For Pizza Hut teams, the near-term threat is not mass driver replacement. It is a narrower shift in what kinds of orders still need a human behind the wheel. Small, repeatable, short-radius deliveries are the easiest candidates for automation, while bigger orders, weather-sensitive runs, customer-service problems, and complicated handoffs still favor drivers who can troubleshoot in real time. That leaves kitchen crews with the same old pressure, only sharper: boxed food has to be accurate, drinks have to be secured, and tickets have to be timed tightly because a drone order still starts with a perfect make line.

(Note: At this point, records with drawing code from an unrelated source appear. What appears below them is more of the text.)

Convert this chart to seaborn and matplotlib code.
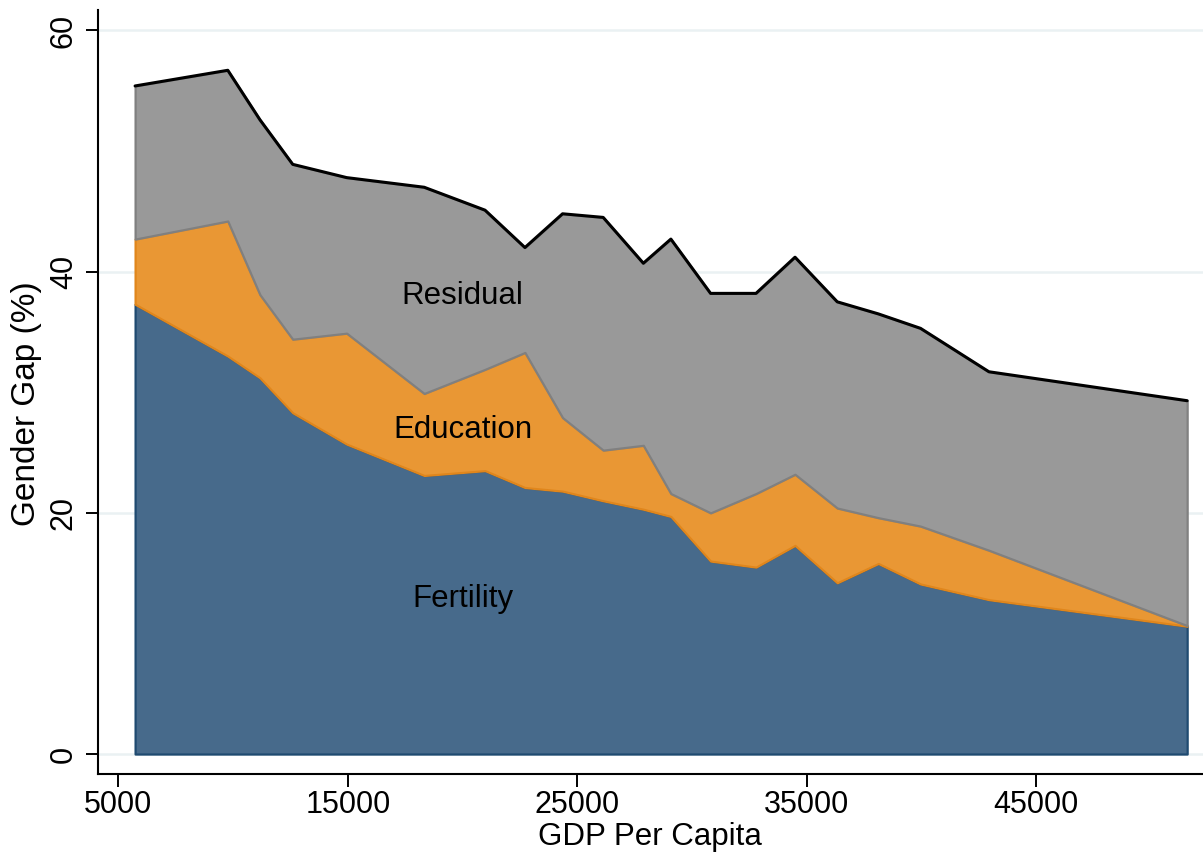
import matplotlib
matplotlib.use("Agg")
import matplotlib.pyplot as plt
import seaborn as sns
import numpy as np
import pandas as pd

# ---- data ----
gdp = [5730, 9770, 11170, 12600, 14950, 18330, 20980, 22720, 24360, 26130,
       27880, 29080, 30810, 32790, 34490, 36330, 38120, 39960, 42940, 51580]
fertility = [37.3, 33.0, 31.2, 28.3, 25.7, 23.1, 23.5, 22.1, 21.8, 21.0,
             20.3, 19.7, 16.0, 15.5, 17.3, 14.2, 15.8, 14.1, 12.8, 10.6]
education = [5.4, 11.2, 6.9, 6.1, 9.2, 6.8, 8.4, 11.2, 6.1, 4.2,
             5.3, 1.9, 4.0, 6.1, 5.9, 6.2, 3.8, 4.8, 4.1, 0.05]
residual = [12.7, 12.5, 14.5, 14.5, 12.9, 17.1, 13.2, 8.7, 16.9, 19.3,
            15.1, 21.1, 18.2, 16.6, 18.0, 17.1, 16.9, 16.4, 14.8, 18.65]

x_ticks = [5000, 15000, 25000, 35000, 45000]
y_ticks = [0, 20, 40, 60]

df = pd.DataFrame({"gdp": gdp, "Fertility": fertility,
                   "Education": education, "Residual": residual})
df["fert_top"] = df["Fertility"]
df["edu_top"] = df["fert_top"] + df["Education"]
df["res_top"] = df["edu_top"] + df["Residual"]

sns.set_theme(style="white")
plt.rcParams["font.family"] = ["Liberation Sans", "DejaVu Sans"]
plt.rcParams["text.color"] = "black"
plt.rcParams["axes.labelcolor"] = "black"
plt.rcParams["xtick.color"] = "black"
plt.rcParams["ytick.color"] = "black"

fig = plt.figure(figsize=(12.03, 8.61), dpi=100)
ax = fig.add_axes([0.0812, 0.1014, 0.9188, 0.887])

grid_c = "#eaf1f3"
for yv in y_ticks:
    ax.axhline(yv, color=grid_c, lw=1.8, zorder=0)

blue_f, blue_e = "#476a8b", "#1f4a70"
orange_f, orange_e = "#e99734", "#e0861c"
grey_f, grey_e = "#999999", "#808080"

ax.fill_between(df["gdp"], 0, df["fert_top"], facecolor=blue_f,
                edgecolor=blue_e, lw=1.6, zorder=2)
ax.fill_between(df["gdp"], df["fert_top"], df["edu_top"], facecolor=orange_f,
                edgecolor=orange_e, lw=1.6, zorder=3)
ax.fill_between(df["gdp"], df["edu_top"], df["res_top"], facecolor=grey_f,
                edgecolor=grey_e, lw=1.6, zorder=4)
sns.lineplot(data=df, x="gdp", y="res_top", color="black", lw=2.2,
             ax=ax, zorder=5, legend=False)

for name, yv in [("Residual", 37.95), ("Education", 26.86), ("Fertility", 12.86)]:
    ax.text(20000, yv, name, ha="center", va="center", fontsize=22.5,
            color="black", zorder=6)

ax.set_xlim(4100, 52270)
ax.set_ylim(-1.63, 61.7)
ax.set_xticks(x_ticks)
ax.set_xticklabels([str(v) for v in x_ticks])
ax.set_yticks(y_ticks)
ax.set_yticklabels([str(v) for v in y_ticks], rotation=90, va="center")

ax.set_xlabel("GDP Per Capita", fontsize=22.5, labelpad=2)
ax.set_ylabel("Gender Gap (%)", fontsize=24)
ax.yaxis.set_label_coords(-0.050, 0.484)

for s in ["top", "right"]:
    ax.spines[s].set_visible(False)
for s in ["left", "bottom"]:
    ax.spines[s].set_color("black")
    ax.spines[s].set_linewidth(1.5)

ax.tick_params(axis="both", which="major", direction="out", length=9,
               width=1.4, color="black", labelsize=22, bottom=True, left=True)
ax.tick_params(axis="x", pad=2.5)
ax.tick_params(axis="y", pad=4.5)

fig.savefig("out.png", dpi=100)
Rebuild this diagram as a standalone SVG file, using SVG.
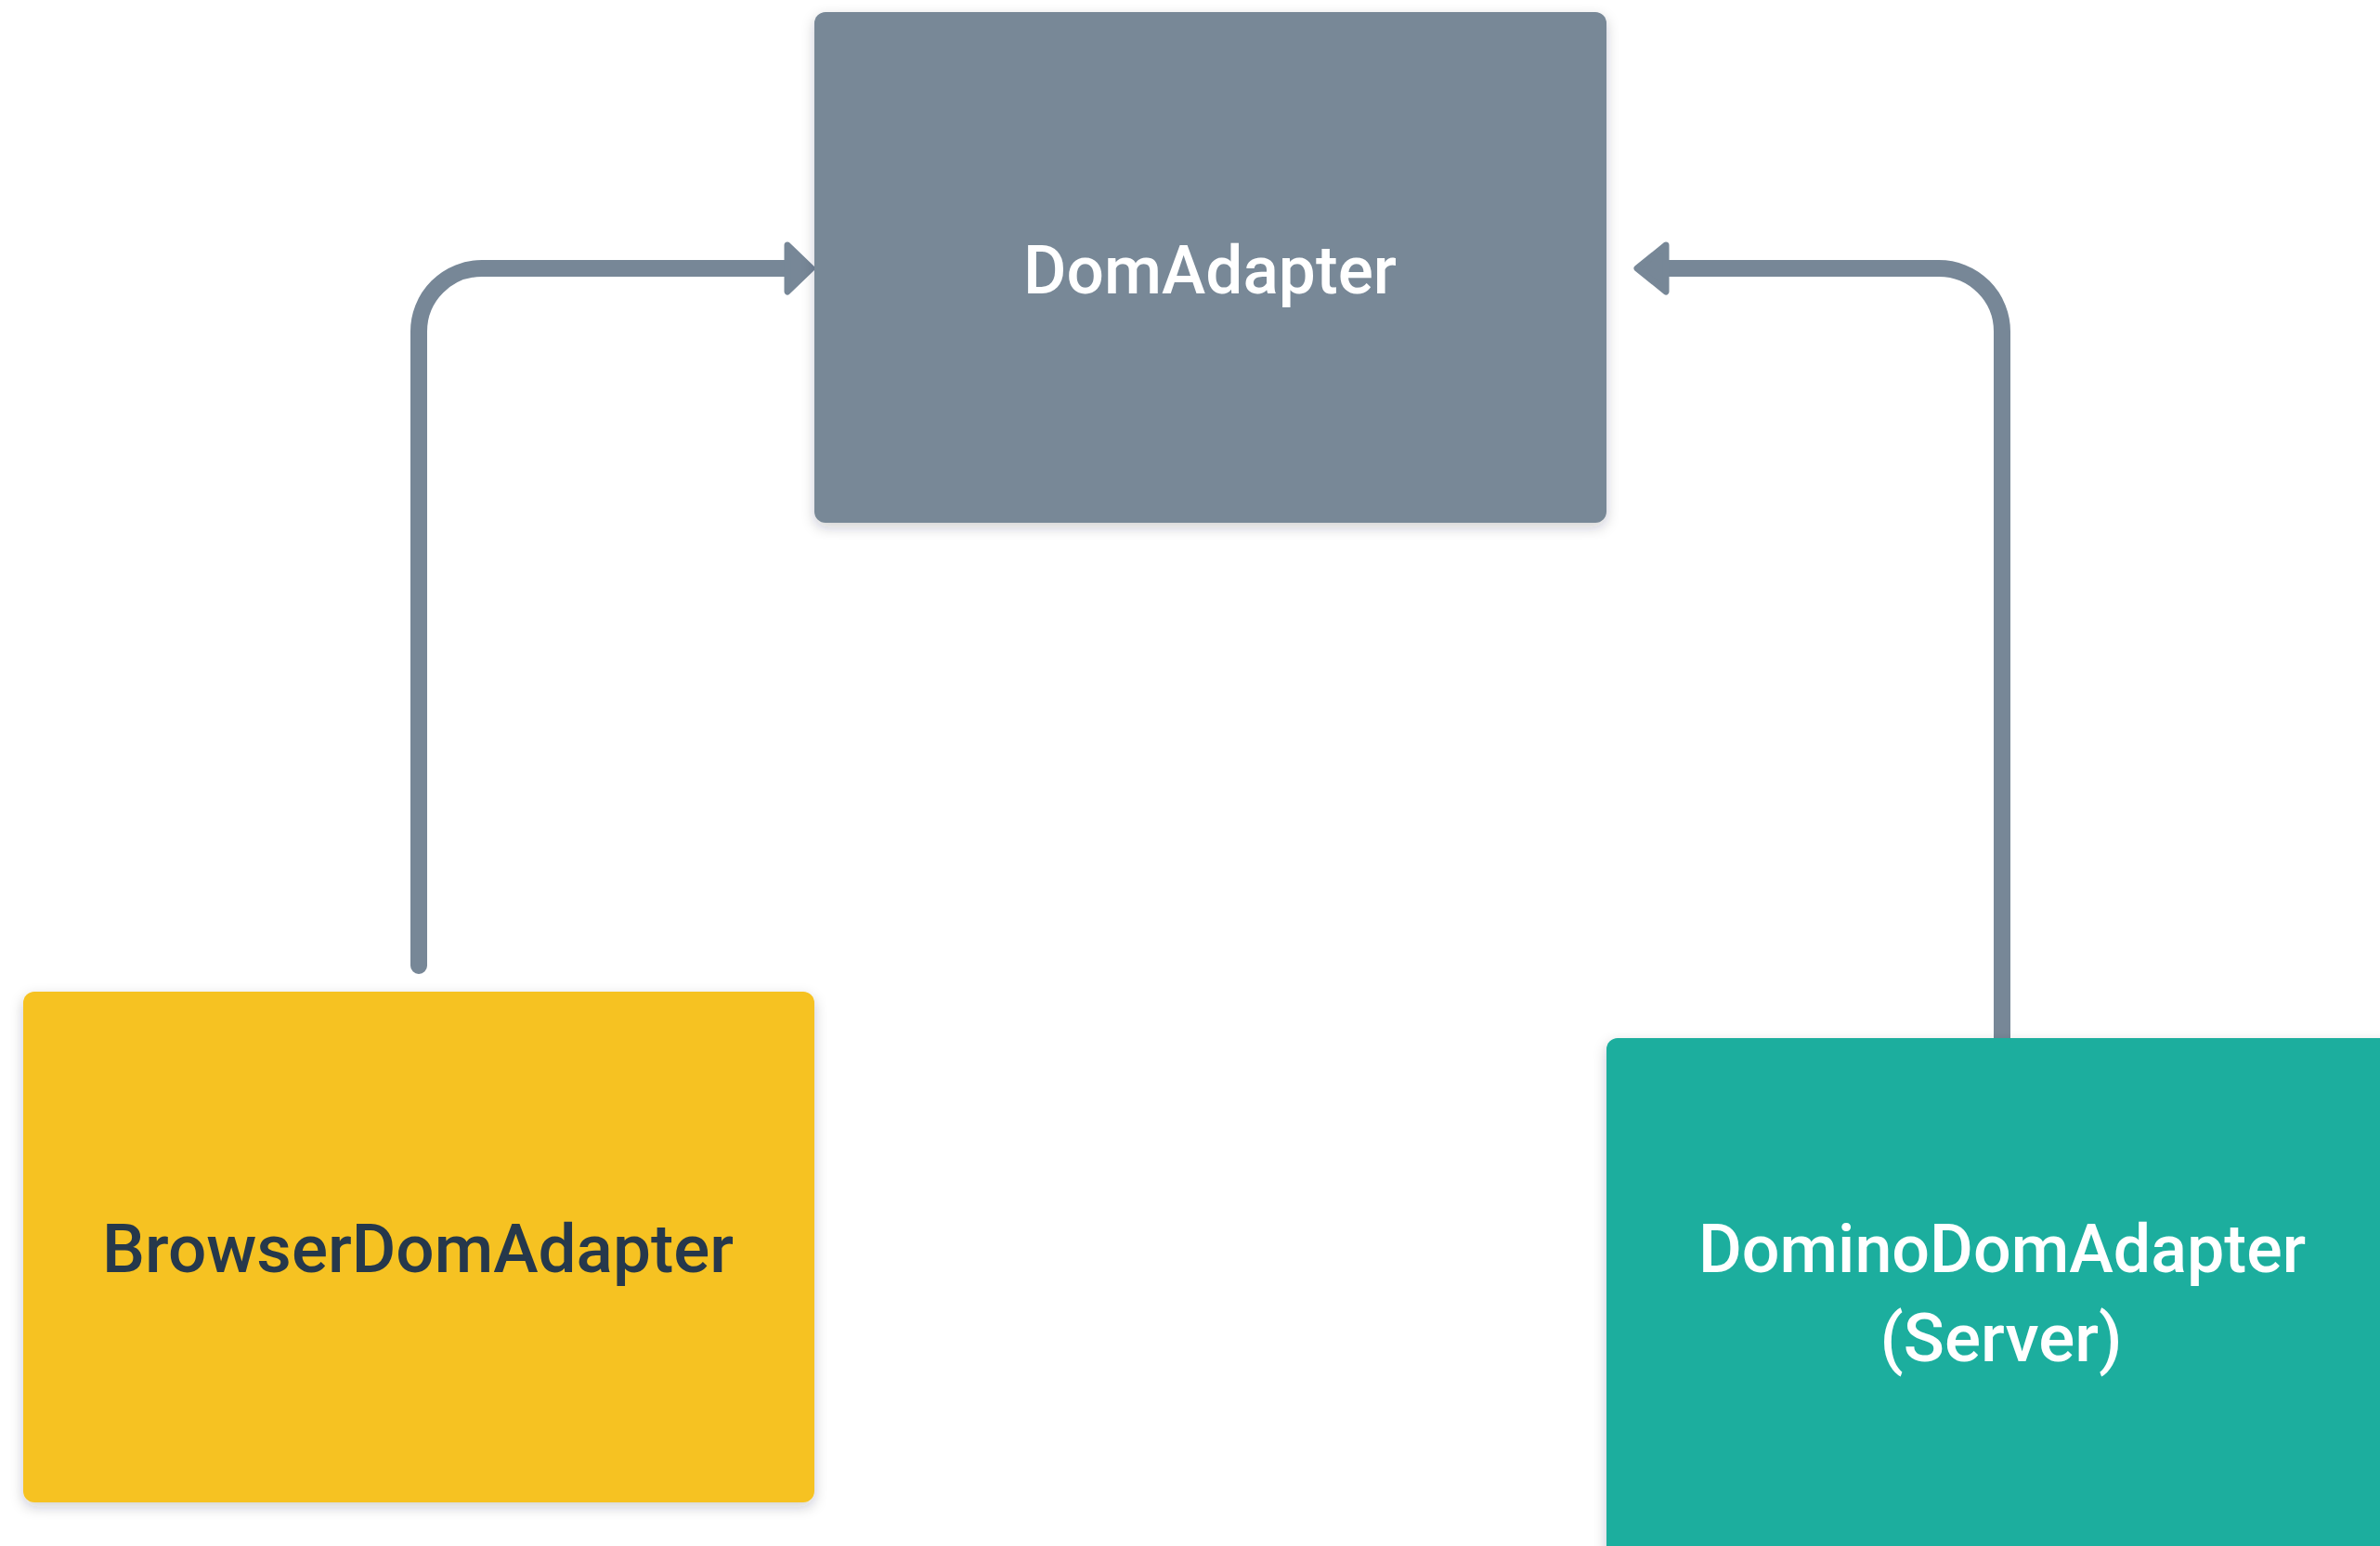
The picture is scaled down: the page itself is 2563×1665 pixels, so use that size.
<svg xmlns="http://www.w3.org/2000/svg" width="2563" height="1665" viewBox="0 0 2563 1665">
  <style>
    .lbl { font-family: Roboto, "Liberation Sans", Arial, sans-serif; font-size: 72px; font-weight: 500; text-anchor: middle; }
    .light { fill: #ffffff; }
    .dark { fill: #26384b; }
    .conn { fill: none; stroke: #778797; stroke-linecap: round; stroke-linejoin: round; }
    .head { fill: #778797; stroke: #778797; stroke-linejoin: round; }
  </style>
  <defs>
    <filter id="shadow" x="-10%" y="-10%" width="120%" height="130%">
      <feDropShadow dx="0" dy="5" stdDeviation="7" flood-color="#1e2a3a" flood-opacity="0.22"/>
    </filter>
  </defs>
  <rect width="2563" height="1665" fill="#ffffff"/>

  <g id="connectors">
    <path class="conn" stroke-width="18" d="M451,1040 V357 A68,68 0 0 1 519,289 H850"/>
    <path class="head" stroke-width="7" d="M848,264 L874,289 L848,314 Z"/>
    <path class="conn" stroke-width="18" d="M2156,1122 V357 A68,68 0 0 0 2088,289 H1792"/>
    <path class="head" stroke-width="7" d="M1794,264 L1763,289 L1794,314 Z"/>
  </g>

  <g id="node-domadapter">
    <rect x="877" y="13" width="853" height="550" rx="12" fill="#788897" filter="url(#shadow)"/>
    <text class="lbl light" x="1303" y="316" textLength="402" lengthAdjust="spacingAndGlyphs">DomAdapter</text>
  </g>

  <g id="node-browser">
    <rect x="25" y="1068" width="852" height="550" rx="12" fill="#f6c224" filter="url(#shadow)"/>
    <text class="lbl dark" x="450" y="1370" textLength="680" lengthAdjust="spacingAndGlyphs">BrowserDomAdapter</text>
  </g>

  <g id="node-domino">
    <rect x="1730" y="1118" width="860" height="560" rx="12" fill="#1bae9e" filter="url(#shadow)"/>
    <text class="lbl light" x="2156" y="1370" textLength="654" lengthAdjust="spacingAndGlyphs">DominoDomAdapter</text>
    <text class="lbl light" x="2155" y="1466" textLength="261" lengthAdjust="spacingAndGlyphs">(Server)</text>
  </g>
</svg>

Pizza Hut has already seen where this can go. In China, the chain worked with Meituan UAV on drone delivery, and by the end of June 2024 Meituan’s service had 31 routes across cities including Shenzhen, Shanghai, and Guangzhou and had completed more than 300,000 orders. Chinese reporting also said Pizza Hut and Meituan adjusted menu items, including 6-inch and 9-inch pizzas, to fit drone packaging. That is the clearest sign that drone delivery changes more than transport. It can force menu design, packaging, and prep flow to change too.

That is the real labor signal for Pizza Hut managers in the U.S. The question is no longer whether delivery stays human or goes robotic. It is which orders go where, how much labor stays on the road, and how quickly stores can reorganize around a delivery system that now includes drivers, gig platforms, and autonomous options in the same stack.